On the other hand, the Mississippi Employment Protection Act’s E-Verify employment rules appear to have avoided any damage. The law requires Mississippi companies to verify electronically through a federal database that a worker is eligible for employment in the United States.
The verify process provides “safe harbor” protection to employers in the event workers are later found to be working illegally. Employers who fail to use E-Verify could lose their business licenses and eligibility for public contracts.
The immigration attorneys emphasized that the ruling upheld the use of a state’s licensing power as an immigration enforcement tool.
“Mandating an E-Verify as a license could be a valid use of states’ rights,” said Todd Photopulos, an attorney with Butler Snow’s Labor & Employment Group and Commercial Litigation Group.
Where the court has a problem, he said, is in efforts by the states “to add a layer of criminal sanctions.”
Photopulos and the other attorneys say the Arizona ruling confirmed that Mississippi over-stepped its authority when it subjected unauthorized workers to a minimum of one year in prison and a maximum sentence of five years, as well as hefty fines.
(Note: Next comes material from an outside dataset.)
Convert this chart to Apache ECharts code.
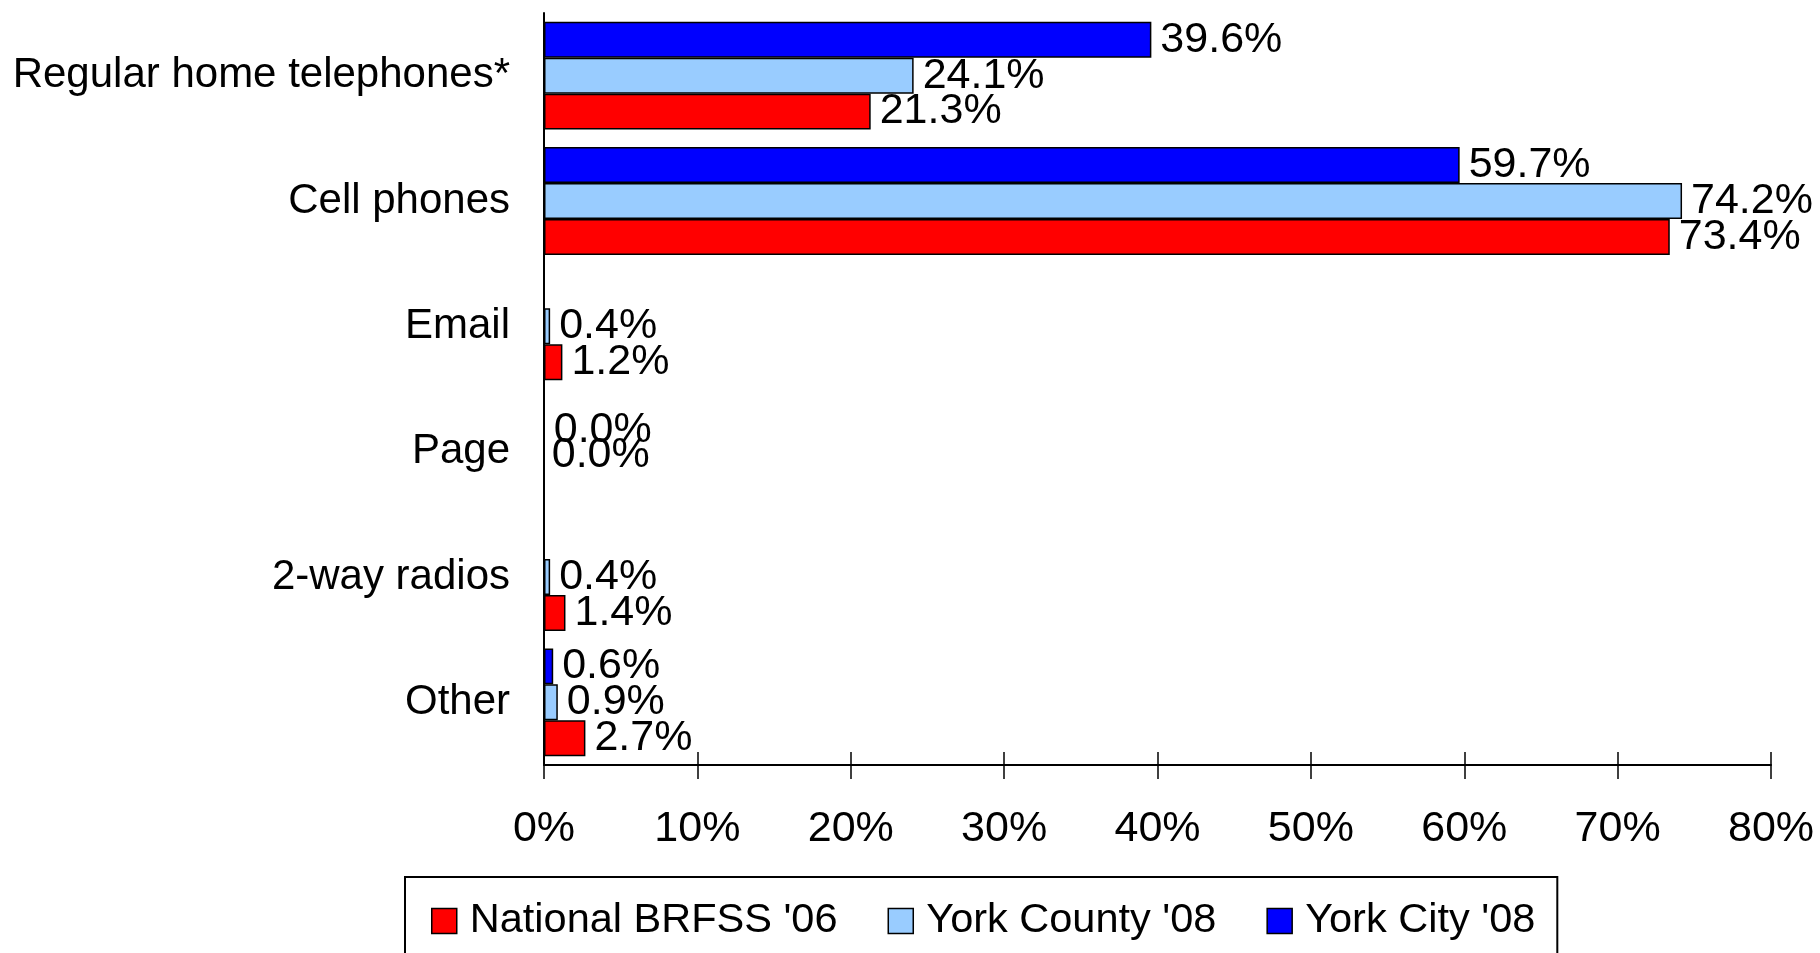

The law also suggested authorities hold suspects without bail on the assumption someone in the country illegally should be considered a flight risk.
Congress specified civil penalties in its landmark 1986 Immigration Reform and Control Act, or IRCA. Mississippi can’t preempt those penalties by setting criminal penalties of its own, Photopulos said.
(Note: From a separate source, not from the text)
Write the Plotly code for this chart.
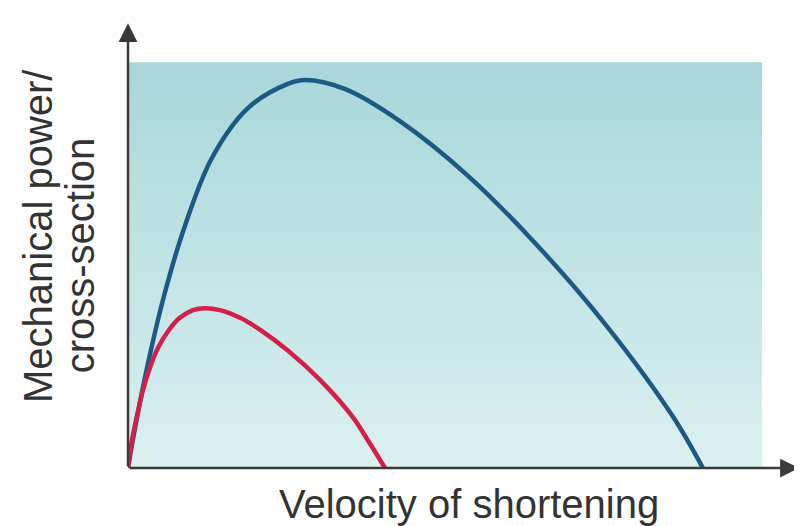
import plotly.graph_objects as go

# Velocity of shortening (relative units, blue Vmax = 100) and power (blue peak = 100)
blue_v = [0, 1.0, 3.5, 6.4, 9.9, 14.6, 20.9, 27.8, 30.8, 37.7, 47.3, 59.0, 70.8,
          83.0, 94.6, 100]
blue_p = [0, 8.5, 27.1, 45.1, 62.4, 79.9, 92.8, 99.0, 100, 97.7, 89.4, 75.5, 58.0,
          37.1, 13.7, 0]

red_v = [0, 0.7, 1.6, 2.6, 3.8, 5.2, 7.0, 9.0, 11.3, 13.4, 16.0, 19.5, 23.0, 27.7,
         33.4, 39.1, 41.7, 44.7]
red_p = [0, 7.2, 13.7, 20.1, 25.8, 30.9, 35.3, 38.7, 40.7, 41.2, 40.7, 38.7, 35.6, 30.4,
         22.7, 13.1, 7.2, 0]

# background panel extent (data units)
panel_x = [0, 110.3, 110.3, 0, 0]
panel_y = [0, 0, 104.6, 104.6, 0]

x_max = 116.9
y_max = 114.95

fig = go.Figure()

fig.add_trace(go.Scatter(
    x=panel_x, y=panel_y, mode="lines", fill="toself",
    line=dict(width=0, color="rgba(0,0,0,0)"),
    fillgradient=dict(type="vertical",
                      colorscale=[[0, "#dbf0f0"], [1, "#a8d7d9"]]),
    hoverinfo="skip", showlegend=False))

fig.add_trace(go.Scatter(
    x=blue_v, y=blue_p, mode="lines",
    line=dict(color="#1c5a85", width=4.5, shape="spline", smoothing=1.0),
    showlegend=False))

fig.add_trace(go.Scatter(
    x=red_v, y=red_p, mode="lines",
    line=dict(color="#d41f4c", width=4.5, shape="spline", smoothing=1.0),
    showlegend=False))

axis_col = "#3a3a3a"
font = dict(family="Liberation Sans, Arial, sans-serif", size=40, color="#333333")
annotations = [
    # y axis arrow
    dict(x=0, y=y_max - 0.3, ax=0, ay=0, xref="x", yref="y", axref="x", ayref="y",
         showarrow=True, arrowhead=2, arrowsize=1.5, arrowwidth=2.5,
         arrowcolor=axis_col, text=""),
    # x axis arrow
    dict(x=x_max - 0.2, y=0, ax=0, ay=0, xref="x", yref="y", axref="x", ayref="y",
         showarrow=True, arrowhead=2, arrowsize=1.5, arrowwidth=2.5,
         arrowcolor=axis_col, text=""),
    dict(text="Velocity of shortening", x=0.507, y=-0.0807, xref="paper", yref="paper",
         xanchor="center", yanchor="middle", showarrow=False, font=font),
    dict(text="Mechanical power/", x=-0.134, y=0.520, xref="paper", yref="paper",
         xanchor="center", yanchor="middle", showarrow=False, textangle=-90, font=font),
    dict(text="cross-section", x=-0.071, y=0.4776, xref="paper", yref="paper",
         xanchor="center", yanchor="middle", showarrow=False, textangle=-90, font=font),
]

# the page body adds an 8px offset, so the figure is 8px smaller than the window
fig.update_layout(
    width=794, height=518,
    margin=dict(l=120, r=2, t=14, b=58),
    paper_bgcolor="white", plot_bgcolor="white",
    xaxis=dict(range=[0, x_max], showgrid=False, zeroline=False, showticklabels=False,
               ticks="", showline=False, fixedrange=True),
    yaxis=dict(range=[0, y_max], showgrid=False, zeroline=False, showticklabels=False,
               ticks="", showline=False, fixedrange=True),
    annotations=annotations,
    showlegend=False,
)

fig.write_html("out.html")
“I don’t see how it passes muster in light of the Arizona ruling.”
The felony provision “would clearly be preempted by federal law and likely be held unconstitutional,” said Barry Walker, a longtime immigration lawyer with Tupelo’s Walker & Ungo.
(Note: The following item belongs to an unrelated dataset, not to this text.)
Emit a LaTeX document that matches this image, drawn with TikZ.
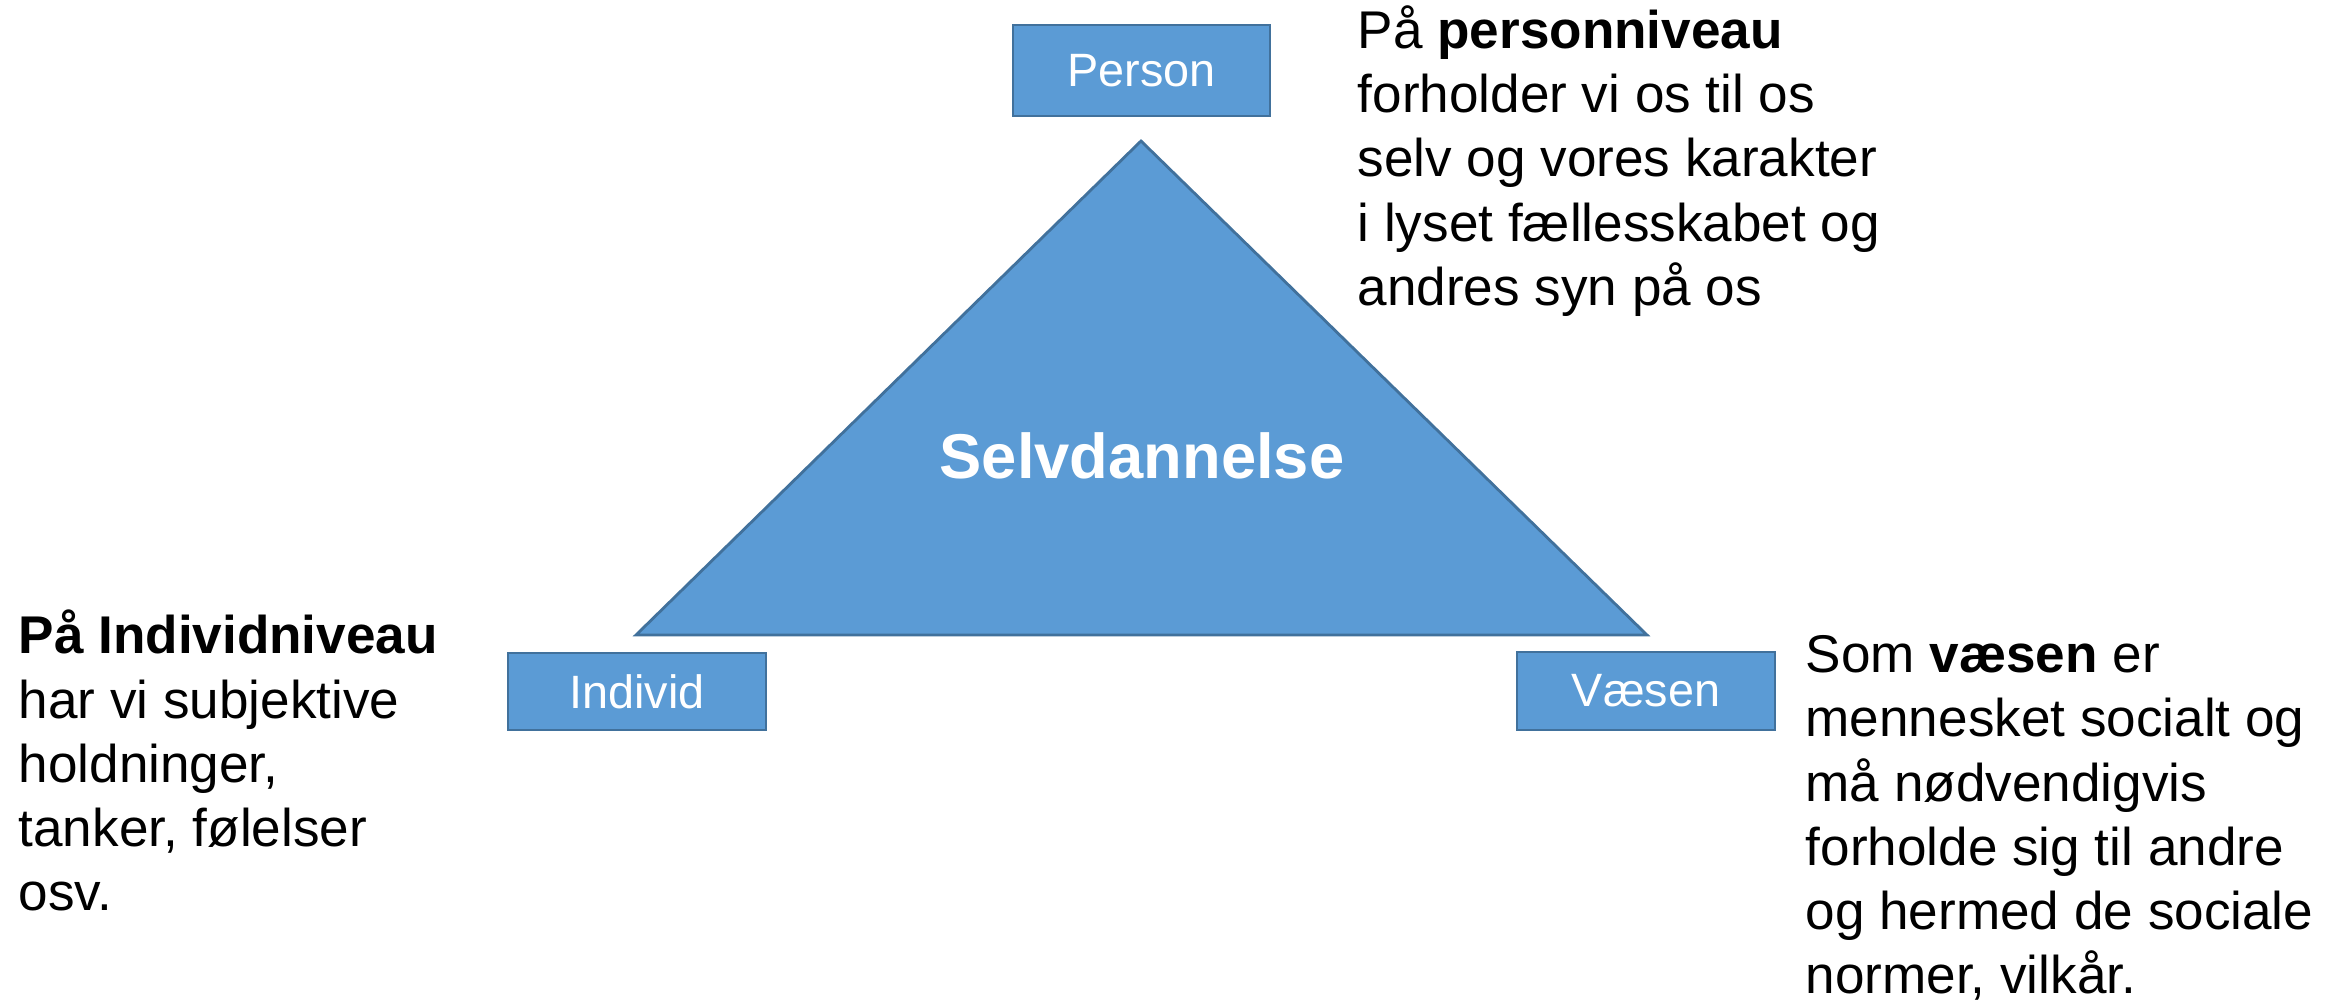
\documentclass[tikz,border=0pt]{standalone}
\usepackage{fontspec}
\setmainfont{Liberation Sans}
\definecolor{boxfill}{HTML}{5B9BD5}
\definecolor{boxline}{HTML}{41719C}
\begin{document}
\begin{tikzpicture}[x=0.01cm,y=-0.01cm,
  bluebox/.style={draw=boxline,fill=boxfill,line width=0.8pt,inner sep=0pt},
  boxlabel/.style={text=white,font=\fontsize{13.3}{16}\selectfont,inner sep=0pt},
  bodytext/.style={align=left,inner sep=0pt,anchor=base west,font=\fontsize{15.1}{18.2}\selectfont}]
\useasboundingbox (0,0) rectangle (2338,1000);
% triangle
\coordinate (apex) at (1141,141);
\coordinate (bl) at (636,635);
\coordinate (br) at (1647,635);
\draw[draw=boxline,fill=boxfill,line width=0.8pt] (apex) -- (br) -- (bl) -- cycle;
\node[text=white,font=\fontsize{18}{20}\selectfont\bfseries,anchor=base,inner sep=0pt] (selv) at (1142,478) {Selvdannelse};
% boxes
\draw[bluebox] (1013,25) rectangle (1270,116);
\node[boxlabel] (person) at (1141.5,70.5) {Person};
\draw[bluebox] (508,653) rectangle (766,730);
\node[boxlabel] (individ) at (637,691.5) {Individ};
\draw[bluebox] (1517,652) rectangle (1775,730);
\node[boxlabel] (vaesen) at (1646,691) {Væsen};
% texts (anchor base = baseline of the last line)
\node[bodytext] (tperson) at (1357,305) {På \textbf{personniveau}\\forholder vi os til os\\selv og vores karakter\\i lyset fællesskabet og\\andres syn på os};
\node[bodytext] (tindivid) at (18,910) {\textbf{På Individniveau}\\har vi subjektive\\holdninger,\\tanker, følelser\\osv.};
\node[bodytext] (tvaesen) at (1805,993) {Som \textbf{væsen} er\\mennesket socialt og\\må nødvendigvis\\forholde sig til andre\\og hermed de sociale\\normer, vilkår.};
\end{tikzpicture}
\end{document}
“To my knowledge there has not been a single case of a felony charge for an undocumented worker,” Walker added. “I suspect law enforcement people don’t really want to pursue that.”
Agreeing with Walker, Mississippi Immigration Rights Alliance executive director Bill Chandler said local police chiefs, county sheriffs and city and county elected officials did not want to make criminals of undocumented workers in the first place. He expects they will be pleased to see the provision go away.
“I think sheriffs and other law enforcement people want to stay away from that for a number of reasons,” Chandler said. “Local enforcement officers figured they have enough to do… The cost of enforcing something like that was highly questionable and ridiculous.”
Had any arrests occurred, Chandler said, “We would have been in court immediately.”
Like the other immigration lawyers, Walker said he thinks the state’s E-Verify requirement would survive under the recent ruling’s licensing allowance. The Mississippi law “basically mandates employers to participate in a federal system” as a condition of obtaining a business license, he said.
Pepper Crutcher, an employment lawyer and partner in Balch & Bingham’s Jackson office, agrees. He noted on the firm’s immigration law blog soon after the June Arizona ruling that a 2011 Supreme Court ruling in Chamber of Commerce v. Whiting upheld Arizona’s use of E-Verify as a condition of state business licenses.
“While the pre-emption reasoning in this week’s opinion is sweeping, it does not appear to call that 2011 decision into question,” Crutcher wrote. ‘Thus, Mississippi should remain able to enforce its E-Verify mandate for state contractors, a contract being a quasi-license. And Mississippi employers other than state contractors still face the prospect of business license loss if they employ an illegal alien and have not used E-Verify.”
Like the other lawyers, Crutcher said he thinks Mississippi’s criminal sanctions will be voided. “I don’t think that Mississippi is going to be able to enforce criminalization of work by illegals,” he said in an interview last week.
As a third-year-law student and executive editor of Washington & Lee University Law School’s legal journal, Nicholas Neidzwski spotted problems with the legal soundness of the criminal provisions of Mississippi’s law early on. In a 2009 law journal article titled “Unconstitutionality of Mississippi’s Employment Act,” Neidzwski argued the felony clause is a “clear violation” of the pre-emption clause of the Immigration Reform and Control Act “and does not fit into either the ‘licensing’ or ‘similar laws’ exception.”
Neidzwski, who today practices commercial litigation in San Diego, said in an interview last week he thought the Arizona decision “substantially supports” the position he took three years ago. “I’m glad the lawyers (for the government) focused on pre-emption.”
In sum, he said, both Arizona and Mississippi sought to regulate conduct above what federal law allows. “And that’s improper due to the Supremacy Clause,” Neidzwski said.
While Neidzwski predicted the Supremacy Clause would ultimately be the undoing of the criminalization of undocumented workers, Balch & Bingham’s Crutcher thought the criminal sanctions had a strong chance of surviving.
Given that the Supreme Court had been cutting back on the use of re-emption to nullify state laws, it “was not unreasonable to think they might uphold that,” Crutcher said.
“I have not seen this sort of federal pre-emption out of the Supreme Court in 20 to 30 years.”
Arizona argued (as would have Mississippi had its law been challenged) that its immigration law simply sought to increase the effectiveness of federal immigration laws. “The Supreme Court said ‘no.’”
Added Crutcher: “Nobody anticipated that the court would say we won’t permit states to increase the penalty for those who break federal immigration law.”